Aston Paiva, who also represented Indira, spoke of the high stakes involved in this appeal hearing.

“If we are not successful at the end of the day to get mandamus, we have to accept the fact that she'll never get to see her daughter again,” he told reporters.

“Unless until one day, when the daughter is older, she comes to the mother and says 'I heard about this'...We don't even know where the husband is,” he added.

Advertisement

The mandamus order is crucial to get the IGP to enforce two court orders ― an arrest warrant against Indira's estranged husband Mohd Ridzuan Abdullah who is in contempt of court for not returning the child and a recovery order to get the police to track down and return the child to Indira.

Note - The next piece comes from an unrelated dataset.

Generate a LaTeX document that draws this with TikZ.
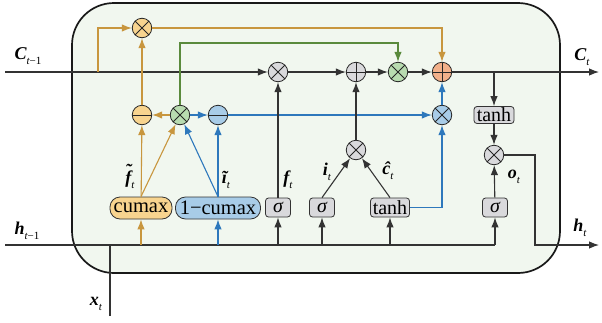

Kulasegaran said a strong message must be sent to the IGP that he has no discretion to choose which court orders to enforce, adding: “Any orders of the court, a policeman must comply within the meaning of the Police Act and the discretion is not with him.”

Indira, whose daughter was barely a year old when her estranged husband ran off with the child, told reporters that her child turned seven on April 8 this year.

She confirmed she was unable to speak to her child and could only send a text message to the estranged husband's phone. She did not receive a response from Mohd Ridzuan.

“I think it's not so difficult for the IGP to instruct his police force to do so, and we really, really hope the baby comes back,” an emotional Indira said.

The date for the appeal hearing at the Federal Court has yet to be fixed.

Today's Federal Court panel was headed by Chief Judge of Malaya Tan Sri Zulkefli Ahmad Makinudin. The other four judges are Tan Sri Abdull Hamid Embong, Tan Sri Suriyadi Halim Omar, Tan Sri Ahmad Haji Maarop and Datuk Zaharah Ibrahim.

In the long drawn-out child custody battle, Indira won full custody of her three children in the Ipoh High Court in 2010, with the same civil court issuing a recovery order in her favour.

Mohd Ridzuan’s bid to appeal against the High Court’s custody order in favour of Indira was previously dismissed in both the Court of Appeal and Federal Court.

The Ipoh High Court had also previously nullified the Shariah court’s custody order in favour of Mohd Ridzuan and subsequently issued a mandamus order compelling the IGP to act.

The mandamus order came after the IGP said the police is caught between two conflicting jurisdictions of the civil court and Shariah court - with both courts granting child custody to different parents.

Last December, the Court of Appeal delivered a 2-1 decision dismissing the Ipoh High Court’s mandamus order to the IGP to enforce the arrest warrant and recovery order.